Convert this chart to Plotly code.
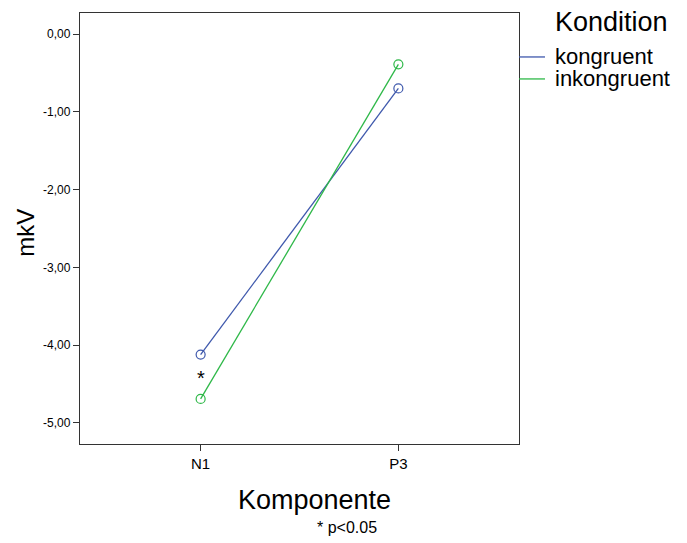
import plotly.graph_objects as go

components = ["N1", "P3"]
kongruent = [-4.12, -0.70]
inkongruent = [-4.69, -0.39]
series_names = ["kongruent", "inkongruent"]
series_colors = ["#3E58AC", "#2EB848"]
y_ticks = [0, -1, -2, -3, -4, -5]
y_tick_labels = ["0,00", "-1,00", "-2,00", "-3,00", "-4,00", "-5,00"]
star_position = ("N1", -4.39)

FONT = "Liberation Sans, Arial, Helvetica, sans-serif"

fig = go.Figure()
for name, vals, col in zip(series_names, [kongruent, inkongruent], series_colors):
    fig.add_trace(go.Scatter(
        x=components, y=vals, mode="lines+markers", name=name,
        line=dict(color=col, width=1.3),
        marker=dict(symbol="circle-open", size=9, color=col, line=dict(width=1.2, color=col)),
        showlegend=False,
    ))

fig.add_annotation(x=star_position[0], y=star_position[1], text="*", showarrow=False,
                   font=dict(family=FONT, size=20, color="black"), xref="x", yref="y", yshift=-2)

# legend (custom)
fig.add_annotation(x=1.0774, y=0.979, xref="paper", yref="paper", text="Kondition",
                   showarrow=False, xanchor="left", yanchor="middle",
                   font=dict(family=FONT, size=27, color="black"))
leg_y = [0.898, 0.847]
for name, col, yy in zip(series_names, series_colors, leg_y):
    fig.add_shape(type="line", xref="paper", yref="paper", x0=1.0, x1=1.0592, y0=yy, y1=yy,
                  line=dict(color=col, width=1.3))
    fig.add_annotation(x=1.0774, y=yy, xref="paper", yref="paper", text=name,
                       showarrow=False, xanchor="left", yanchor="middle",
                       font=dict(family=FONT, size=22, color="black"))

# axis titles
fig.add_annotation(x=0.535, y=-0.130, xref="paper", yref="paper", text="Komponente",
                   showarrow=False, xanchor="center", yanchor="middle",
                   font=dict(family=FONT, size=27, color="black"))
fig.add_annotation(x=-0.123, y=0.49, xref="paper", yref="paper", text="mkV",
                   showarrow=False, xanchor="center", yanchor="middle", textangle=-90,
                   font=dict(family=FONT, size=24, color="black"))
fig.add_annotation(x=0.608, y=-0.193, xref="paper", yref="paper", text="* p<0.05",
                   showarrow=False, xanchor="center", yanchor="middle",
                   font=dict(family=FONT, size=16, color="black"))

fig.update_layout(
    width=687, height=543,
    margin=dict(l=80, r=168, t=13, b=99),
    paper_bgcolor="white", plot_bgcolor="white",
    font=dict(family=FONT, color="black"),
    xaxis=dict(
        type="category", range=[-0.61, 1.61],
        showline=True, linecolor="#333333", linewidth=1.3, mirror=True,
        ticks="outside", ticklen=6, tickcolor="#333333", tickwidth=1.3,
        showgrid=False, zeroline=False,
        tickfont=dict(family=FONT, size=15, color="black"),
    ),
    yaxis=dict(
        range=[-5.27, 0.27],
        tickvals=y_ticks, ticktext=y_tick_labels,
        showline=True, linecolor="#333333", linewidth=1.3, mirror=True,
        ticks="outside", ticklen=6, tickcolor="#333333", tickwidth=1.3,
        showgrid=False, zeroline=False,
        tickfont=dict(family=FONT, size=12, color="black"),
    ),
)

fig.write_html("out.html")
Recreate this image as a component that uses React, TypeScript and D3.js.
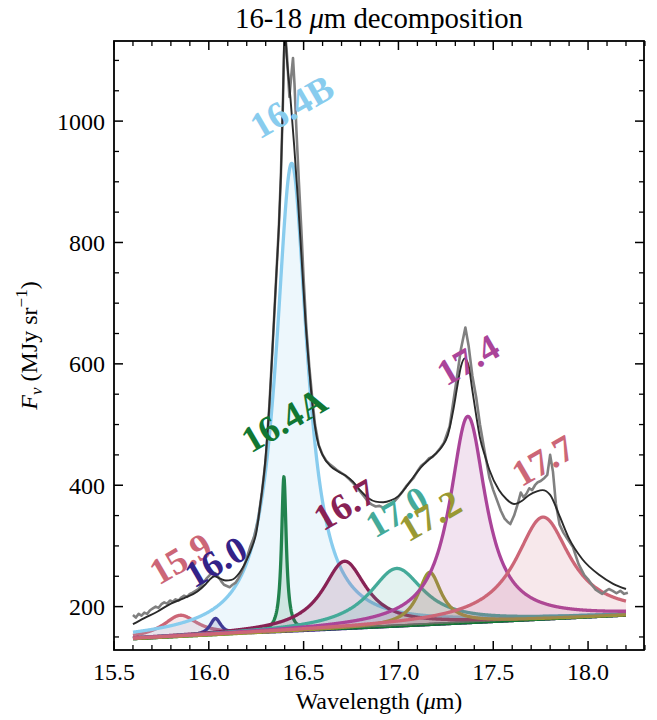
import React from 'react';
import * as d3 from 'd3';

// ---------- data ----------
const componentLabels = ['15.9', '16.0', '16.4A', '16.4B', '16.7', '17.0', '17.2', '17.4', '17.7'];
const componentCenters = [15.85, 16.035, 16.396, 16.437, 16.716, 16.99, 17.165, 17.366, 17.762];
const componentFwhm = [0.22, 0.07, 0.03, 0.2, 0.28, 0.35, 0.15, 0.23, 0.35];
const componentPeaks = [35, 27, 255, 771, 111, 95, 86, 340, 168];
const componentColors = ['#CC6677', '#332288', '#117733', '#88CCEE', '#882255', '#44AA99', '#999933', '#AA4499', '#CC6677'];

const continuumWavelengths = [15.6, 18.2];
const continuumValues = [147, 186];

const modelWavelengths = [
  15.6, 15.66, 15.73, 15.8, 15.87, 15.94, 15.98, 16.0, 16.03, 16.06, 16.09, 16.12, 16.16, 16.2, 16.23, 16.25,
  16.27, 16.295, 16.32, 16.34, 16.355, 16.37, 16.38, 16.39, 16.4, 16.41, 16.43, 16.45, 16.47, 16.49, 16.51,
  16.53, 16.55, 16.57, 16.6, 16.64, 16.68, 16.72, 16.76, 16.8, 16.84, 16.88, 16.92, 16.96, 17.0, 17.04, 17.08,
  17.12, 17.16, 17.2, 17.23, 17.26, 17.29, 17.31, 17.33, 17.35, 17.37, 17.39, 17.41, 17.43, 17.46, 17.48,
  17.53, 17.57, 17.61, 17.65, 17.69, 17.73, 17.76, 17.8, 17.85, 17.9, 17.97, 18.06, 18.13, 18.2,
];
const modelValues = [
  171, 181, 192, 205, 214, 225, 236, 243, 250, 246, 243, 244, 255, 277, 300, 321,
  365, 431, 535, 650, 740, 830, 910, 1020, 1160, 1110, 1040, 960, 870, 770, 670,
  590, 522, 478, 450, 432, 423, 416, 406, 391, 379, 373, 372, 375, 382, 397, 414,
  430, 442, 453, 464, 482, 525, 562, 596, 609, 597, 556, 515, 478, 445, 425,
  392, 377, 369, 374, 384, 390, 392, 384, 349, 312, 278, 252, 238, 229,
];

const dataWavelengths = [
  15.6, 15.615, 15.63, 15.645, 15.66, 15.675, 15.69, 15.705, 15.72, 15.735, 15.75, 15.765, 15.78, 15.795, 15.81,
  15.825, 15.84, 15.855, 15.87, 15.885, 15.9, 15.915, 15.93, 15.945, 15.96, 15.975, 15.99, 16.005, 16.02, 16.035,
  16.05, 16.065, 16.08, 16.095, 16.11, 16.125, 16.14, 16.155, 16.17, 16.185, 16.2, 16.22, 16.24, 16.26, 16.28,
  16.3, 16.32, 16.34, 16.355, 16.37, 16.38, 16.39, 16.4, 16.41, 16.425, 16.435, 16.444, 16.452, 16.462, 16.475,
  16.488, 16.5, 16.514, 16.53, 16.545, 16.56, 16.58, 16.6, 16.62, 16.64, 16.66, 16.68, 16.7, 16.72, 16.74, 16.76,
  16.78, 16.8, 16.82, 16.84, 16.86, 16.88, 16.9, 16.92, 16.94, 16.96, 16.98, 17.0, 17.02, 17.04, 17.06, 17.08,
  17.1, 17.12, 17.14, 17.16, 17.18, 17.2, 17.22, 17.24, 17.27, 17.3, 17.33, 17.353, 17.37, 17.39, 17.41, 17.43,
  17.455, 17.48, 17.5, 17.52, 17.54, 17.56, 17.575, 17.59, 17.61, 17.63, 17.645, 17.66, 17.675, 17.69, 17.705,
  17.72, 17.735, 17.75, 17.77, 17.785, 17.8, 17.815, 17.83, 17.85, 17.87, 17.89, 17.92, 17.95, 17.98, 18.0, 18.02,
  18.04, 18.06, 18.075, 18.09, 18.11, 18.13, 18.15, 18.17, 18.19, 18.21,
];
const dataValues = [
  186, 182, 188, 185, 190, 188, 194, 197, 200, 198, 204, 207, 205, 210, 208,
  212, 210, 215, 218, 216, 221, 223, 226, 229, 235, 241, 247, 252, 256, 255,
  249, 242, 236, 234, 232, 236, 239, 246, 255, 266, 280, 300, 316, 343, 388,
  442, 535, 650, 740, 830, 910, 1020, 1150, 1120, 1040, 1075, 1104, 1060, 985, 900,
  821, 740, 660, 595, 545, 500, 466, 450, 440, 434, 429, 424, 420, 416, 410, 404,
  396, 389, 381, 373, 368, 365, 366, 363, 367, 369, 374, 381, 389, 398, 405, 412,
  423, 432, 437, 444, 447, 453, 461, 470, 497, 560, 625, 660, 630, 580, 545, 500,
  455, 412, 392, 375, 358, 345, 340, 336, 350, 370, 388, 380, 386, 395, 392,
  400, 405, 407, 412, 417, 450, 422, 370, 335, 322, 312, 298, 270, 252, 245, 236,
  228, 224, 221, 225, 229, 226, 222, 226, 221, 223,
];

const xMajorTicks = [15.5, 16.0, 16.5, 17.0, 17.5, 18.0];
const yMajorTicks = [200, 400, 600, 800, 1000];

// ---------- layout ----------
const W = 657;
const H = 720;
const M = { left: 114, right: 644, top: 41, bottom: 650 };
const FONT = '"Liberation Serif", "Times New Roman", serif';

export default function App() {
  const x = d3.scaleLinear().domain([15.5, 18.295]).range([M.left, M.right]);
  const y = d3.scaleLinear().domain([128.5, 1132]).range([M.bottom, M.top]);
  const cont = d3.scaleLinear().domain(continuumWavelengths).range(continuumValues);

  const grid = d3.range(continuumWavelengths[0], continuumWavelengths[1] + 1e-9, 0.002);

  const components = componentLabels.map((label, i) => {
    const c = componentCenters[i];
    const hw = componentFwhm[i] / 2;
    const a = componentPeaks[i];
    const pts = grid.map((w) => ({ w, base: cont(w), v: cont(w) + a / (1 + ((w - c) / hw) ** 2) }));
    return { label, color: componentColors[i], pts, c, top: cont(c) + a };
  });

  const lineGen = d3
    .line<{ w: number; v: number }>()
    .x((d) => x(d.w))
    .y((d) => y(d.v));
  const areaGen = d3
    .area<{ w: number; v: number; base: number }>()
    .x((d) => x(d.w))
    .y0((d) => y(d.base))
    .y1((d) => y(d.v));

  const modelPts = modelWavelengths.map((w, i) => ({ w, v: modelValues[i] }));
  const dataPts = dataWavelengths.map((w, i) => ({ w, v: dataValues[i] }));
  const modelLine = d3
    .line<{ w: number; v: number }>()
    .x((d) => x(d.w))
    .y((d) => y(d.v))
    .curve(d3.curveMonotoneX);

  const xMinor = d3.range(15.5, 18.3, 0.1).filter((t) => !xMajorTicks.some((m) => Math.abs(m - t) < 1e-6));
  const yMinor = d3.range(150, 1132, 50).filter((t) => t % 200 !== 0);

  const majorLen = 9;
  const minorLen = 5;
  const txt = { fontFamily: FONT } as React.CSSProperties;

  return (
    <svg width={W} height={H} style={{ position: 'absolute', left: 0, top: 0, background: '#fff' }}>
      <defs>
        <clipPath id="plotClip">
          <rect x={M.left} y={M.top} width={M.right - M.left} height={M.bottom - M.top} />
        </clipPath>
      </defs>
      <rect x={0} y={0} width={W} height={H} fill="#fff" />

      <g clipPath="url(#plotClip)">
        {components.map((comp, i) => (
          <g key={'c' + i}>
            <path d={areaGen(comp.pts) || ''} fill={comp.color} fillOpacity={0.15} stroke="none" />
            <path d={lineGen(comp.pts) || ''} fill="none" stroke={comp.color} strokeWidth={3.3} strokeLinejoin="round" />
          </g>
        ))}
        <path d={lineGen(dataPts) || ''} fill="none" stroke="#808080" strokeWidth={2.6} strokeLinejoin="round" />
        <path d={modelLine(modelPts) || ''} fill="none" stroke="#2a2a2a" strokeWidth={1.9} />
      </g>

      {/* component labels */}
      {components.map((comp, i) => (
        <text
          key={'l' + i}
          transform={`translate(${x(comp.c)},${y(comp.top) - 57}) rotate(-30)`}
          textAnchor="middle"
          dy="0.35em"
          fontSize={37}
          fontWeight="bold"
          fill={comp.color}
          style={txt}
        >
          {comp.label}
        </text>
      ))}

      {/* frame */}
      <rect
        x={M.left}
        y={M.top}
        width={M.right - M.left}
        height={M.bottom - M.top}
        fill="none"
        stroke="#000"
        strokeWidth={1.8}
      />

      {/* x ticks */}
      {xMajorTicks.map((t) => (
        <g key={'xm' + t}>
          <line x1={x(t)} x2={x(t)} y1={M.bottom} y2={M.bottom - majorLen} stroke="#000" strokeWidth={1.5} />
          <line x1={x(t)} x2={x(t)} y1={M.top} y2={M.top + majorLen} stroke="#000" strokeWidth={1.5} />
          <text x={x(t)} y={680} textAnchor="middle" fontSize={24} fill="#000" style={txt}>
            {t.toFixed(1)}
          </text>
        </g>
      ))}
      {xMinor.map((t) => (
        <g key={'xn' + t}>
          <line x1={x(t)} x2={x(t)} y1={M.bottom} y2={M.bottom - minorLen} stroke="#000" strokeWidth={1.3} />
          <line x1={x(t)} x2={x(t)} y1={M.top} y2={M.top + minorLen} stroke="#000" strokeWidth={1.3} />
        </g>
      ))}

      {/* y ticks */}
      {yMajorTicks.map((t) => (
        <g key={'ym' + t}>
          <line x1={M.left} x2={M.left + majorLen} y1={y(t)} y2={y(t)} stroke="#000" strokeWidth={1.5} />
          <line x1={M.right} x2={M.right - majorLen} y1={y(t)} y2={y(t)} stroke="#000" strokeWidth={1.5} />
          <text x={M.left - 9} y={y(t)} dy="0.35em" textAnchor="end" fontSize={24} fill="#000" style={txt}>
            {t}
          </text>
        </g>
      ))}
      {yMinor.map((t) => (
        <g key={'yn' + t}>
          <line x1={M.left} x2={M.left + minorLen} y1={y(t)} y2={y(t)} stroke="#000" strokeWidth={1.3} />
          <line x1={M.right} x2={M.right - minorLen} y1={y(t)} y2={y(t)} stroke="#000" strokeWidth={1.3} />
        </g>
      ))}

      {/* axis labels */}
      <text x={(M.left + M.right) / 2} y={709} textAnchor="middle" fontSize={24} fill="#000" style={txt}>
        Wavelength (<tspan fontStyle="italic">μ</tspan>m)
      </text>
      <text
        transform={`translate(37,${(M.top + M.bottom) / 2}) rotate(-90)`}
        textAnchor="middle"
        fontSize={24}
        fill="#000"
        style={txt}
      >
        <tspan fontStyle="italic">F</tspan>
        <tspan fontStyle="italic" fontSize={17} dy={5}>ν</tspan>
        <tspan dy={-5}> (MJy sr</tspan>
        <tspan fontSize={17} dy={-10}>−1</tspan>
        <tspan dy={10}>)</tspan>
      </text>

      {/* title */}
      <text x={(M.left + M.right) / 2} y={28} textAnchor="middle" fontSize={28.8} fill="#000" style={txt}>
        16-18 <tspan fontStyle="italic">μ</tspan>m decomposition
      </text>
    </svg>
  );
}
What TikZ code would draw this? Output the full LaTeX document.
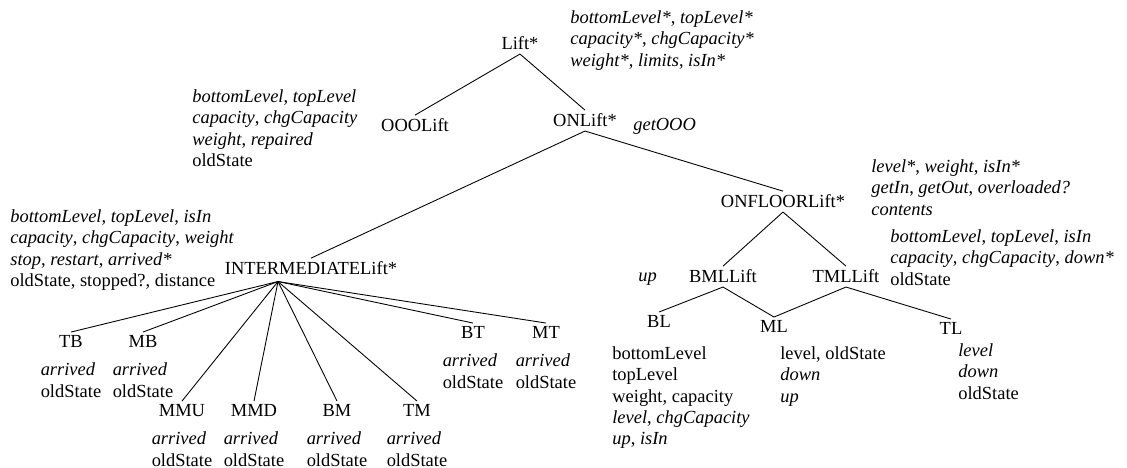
=======
Make an exact copy of the lines from the top of the material through the line with "import plotly.graph_objects as go", pictures excluded.

Exercise response ▸
Convert this chart to Plotly code.
import plotly.graph_objects as go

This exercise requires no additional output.